• Directions
Exclude the pictures and reproduce the remaining data exactly as written.

** begin Data provided **

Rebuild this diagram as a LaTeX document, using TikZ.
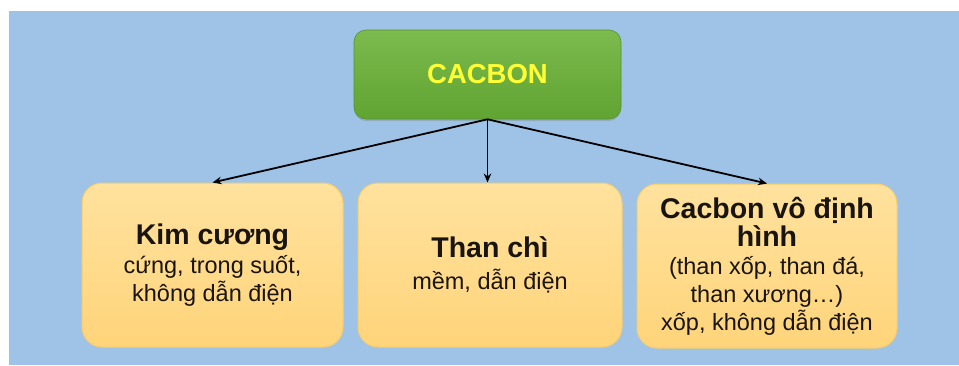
\documentclass[tikz,border=0pt]{standalone}
\usepackage{fontspec}
\setmainfont{Liberation Sans}
\usetikzlibrary{arrows.meta,shadows}
\definecolor{bgblue}{RGB}{158,195,230}
\definecolor{gtop}{RGB}{124,186,78}
\definecolor{gbot}{RGB}{96,164,50}
\definecolor{ytop}{RGB}{255,226,158}
\definecolor{ybot}{RGB}{255,212,122}
\definecolor{yborder}{RGB}{245,205,110}
\definecolor{ctext}{RGB}{255,255,51}
\definecolor{txt}{RGB}{25,20,15}
\tikzset{
  rootbox/.style={rectangle, rounded corners=12pt, top color=gtop, bottom color=gbot,
    draw=gbot!90!black, line width=0.6pt, minimum width=267pt, minimum height=89pt,
    drop shadow={shadow xshift=0pt, shadow yshift=-2pt, opacity=0.35},
    text=ctext, font=\bfseries\fontsize{27.5}{30}\selectfont, inner sep=0pt},
  leafbox/.style={rectangle, rounded corners=20pt, top color=ytop, bottom color=ybot,
    draw=yborder, line width=1pt, minimum width=261pt, minimum height=164pt,
    text=txt, align=center, inner sep=0pt, font=\fontsize{23.5}{28}\selectfont},
  conn/.style={-{Stealth[length=9pt,width=7.5pt]}, line width=1.8pt, black}
}
\newcommand{\ttlfont}{\bfseries\fontsize{28.5}{31}\selectfont}
\begin{document}
\begin{tikzpicture}[x=1pt,y=-1pt]
\useasboundingbox (0,0) rectangle (959,365);
\fill[white] (0,0) rectangle (959,365);
\fill[bgblue] (9,11) rectangle (959,365);
\node[rootbox] (root) at (487.5,74.5) {CACBON};
\node[leafbox] (kim) at (212.5,265) {{\ttlfont Kim cương}\\[1pt] cứng, trong suốt,\\ không dẫn điện};
\node[leafbox, minimum width=264pt] (than) at (490,265) {{\ttlfont Than chì}\\[4pt] mềm, dẫn điện};
\node[leafbox, minimum width=260pt] (vdh) at (767,266) {{\ttlfont Cacbon vô định}\\{\ttlfont hình}\\ (than xốp, than đá,\\ than xương…)\\ xốp, không dẫn điện};
\draw[conn] (root.south) -- (kim.north);
\draw[conn] (root.south) -- (root.south |- than.north);
\draw[conn] (root.south) -- (vdh.north);
\end{tikzpicture}
\end{document}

** end Data provided **

• Reply
Rebuild this diagram as a LaTeX document, using TikZ.
\documentclass[tikz,border=0pt]{standalone}
\usepackage{fontspec}
\setmainfont{Liberation Sans}
\usetikzlibrary{arrows.meta,shadows}
\definecolor{bgblue}{RGB}{158,195,230}
\definecolor{gtop}{RGB}{124,186,78}
\definecolor{gbot}{RGB}{96,164,50}
\definecolor{ytop}{RGB}{255,226,158}
\definecolor{ybot}{RGB}{255,212,122}
\definecolor{yborder}{RGB}{245,205,110}
\definecolor{ctext}{RGB}{255,255,51}
\definecolor{txt}{RGB}{25,20,15}
\tikzset{
  rootbox/.style={rectangle, rounded corners=12pt, top color=gtop, bottom color=gbot,
    draw=gbot!90!black, line width=0.6pt, minimum width=267pt, minimum height=89pt,
    drop shadow={shadow xshift=0pt, shadow yshift=-2pt, opacity=0.35},
    text=ctext, font=\bfseries\fontsize{27.5}{30}\selectfont, inner sep=0pt},
  leafbox/.style={rectangle, rounded corners=20pt, top color=ytop, bottom color=ybot,
    draw=yborder, line width=1pt, minimum width=261pt, minimum height=164pt,
    text=txt, align=center, inner sep=0pt, font=\fontsize{23.5}{28}\selectfont},
  conn/.style={-{Stealth[length=9pt,width=7.5pt]}, line width=1.8pt, black}
}
\newcommand{\ttlfont}{\bfseries\fontsize{28.5}{31}\selectfont}
\begin{document}
\begin{tikzpicture}[x=1pt,y=-1pt]
\useasboundingbox (0,0) rectangle (959,365);
\fill[white] (0,0) rectangle (959,365);
\fill[bgblue] (9,11) rectangle (959,365);
\node[rootbox] (root) at (487.5,74.5) {CACBON};
\node[leafbox] (kim) at (212.5,265) {{\ttlfont Kim cương}\\[1pt] cứng, trong suốt,\\ không dẫn điện};
\node[leafbox, minimum width=264pt] (than) at (490,265) {{\ttlfont Than chì}\\[4pt] mềm, dẫn điện};
\node[leafbox, minimum width=260pt] (vdh) at (767,266) {{\ttlfont Cacbon vô định}\\{\ttlfont hình}\\ (than xốp, than đá,\\ than xương…)\\ xốp, không dẫn điện};
\draw[conn] (root.south) -- (kim.north);
\draw[conn] (root.south) -- (root.south |- than.north);
\draw[conn] (root.south) -- (vdh.north);
\end{tikzpicture}
\end{document}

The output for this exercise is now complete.